Tuesday, January 25, 2011

La febbre dell'oro





I have an etching of the Piazza di Campo dei Fiori from the 20s, a gift from Ambassador Kellogg of chilly Minneapolis to my maternal grandmother, on her second marriage. I'm very glad he didn't wait for her third, which never took place, because I like this little thing very much. At its center, a banner is inscribed with the title for this entry, a happy indication of the times. It's a pleasing augmentation of my sense of consanguinity with a woman I never met. As I study her dissolving germanic beauty in a desk-sized silver frame, engraved Dorothea by her mother who survived her, I feel a dialogue with sweetness and with humour in her pictures, and yes, a little bravery. I search for their descent.

A relief from many things, humour is assuredly the best defense against beauty, as anyone who listens to Mozart will tell you better than I. To urge laughter is to suppress it, to elicit its labial predicate is divine. One has to see this portrait as a field of flowers or it would seem to defy contemplation without a smile. It is almost pitiably floral in an incontestably vibrant, nearly lurid blaze; yet how it reeks of flashing glory in a readiness to play. This rude, unpresentable and garish garden is the oft-contested ground of Homer's Iliad, and invites the gaze to gauge what's here to save. To me, the screening of La Febbre dell'Oro in this piazza, like the Italian translation of the title, goes to the heart of the vulnerability in this image.

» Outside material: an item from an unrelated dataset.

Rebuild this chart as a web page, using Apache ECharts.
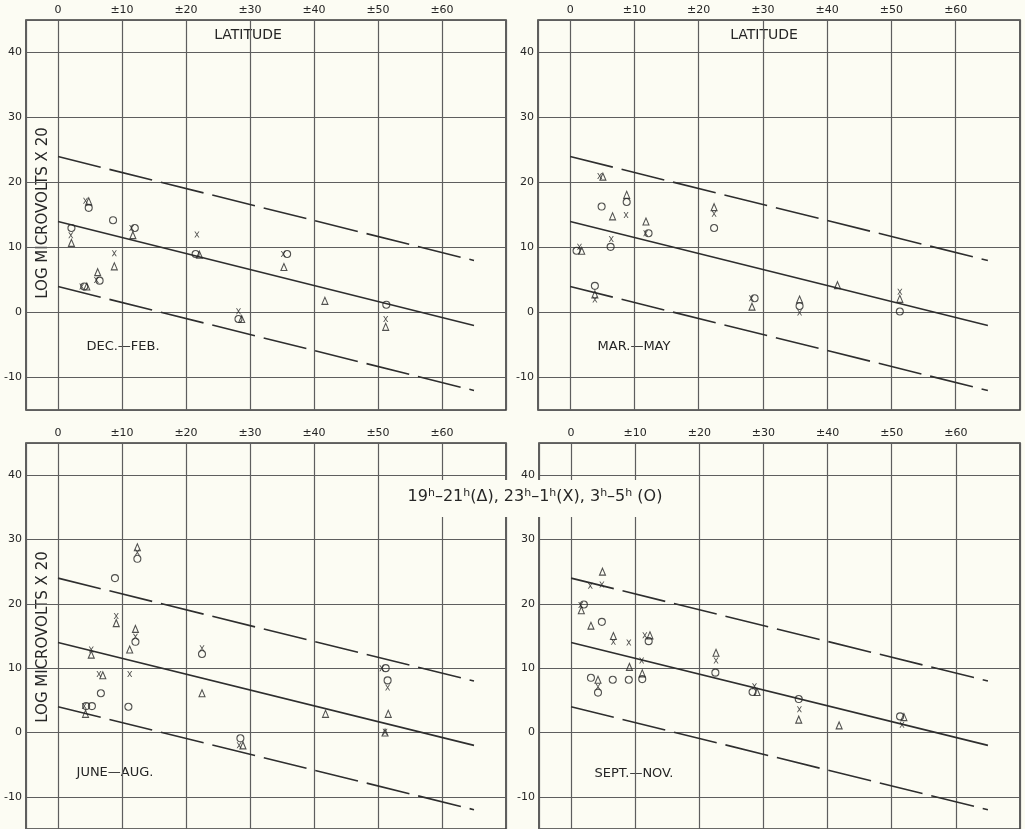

The Gold Rush is a snow flick - by definition, our ultimate snow flick. Where the drifts in which the spirit of these times would only sink so readily, and in the name of entertainment if that can be believed, Chaplin disports in the nearest available bed of fallibility. Winter's tracklessness is his screen for hilarity, the tramp's own constant flux. His snow will offer scale to his humanity. If one has the wit to read the Iliad as a poem both of love, and - as Simone Weil so brilliantly did - of force, these facets give a choice of how to live. How brilliant the difference, between our age of stentorian virtuosity, and the buoyant smile within the silver frame.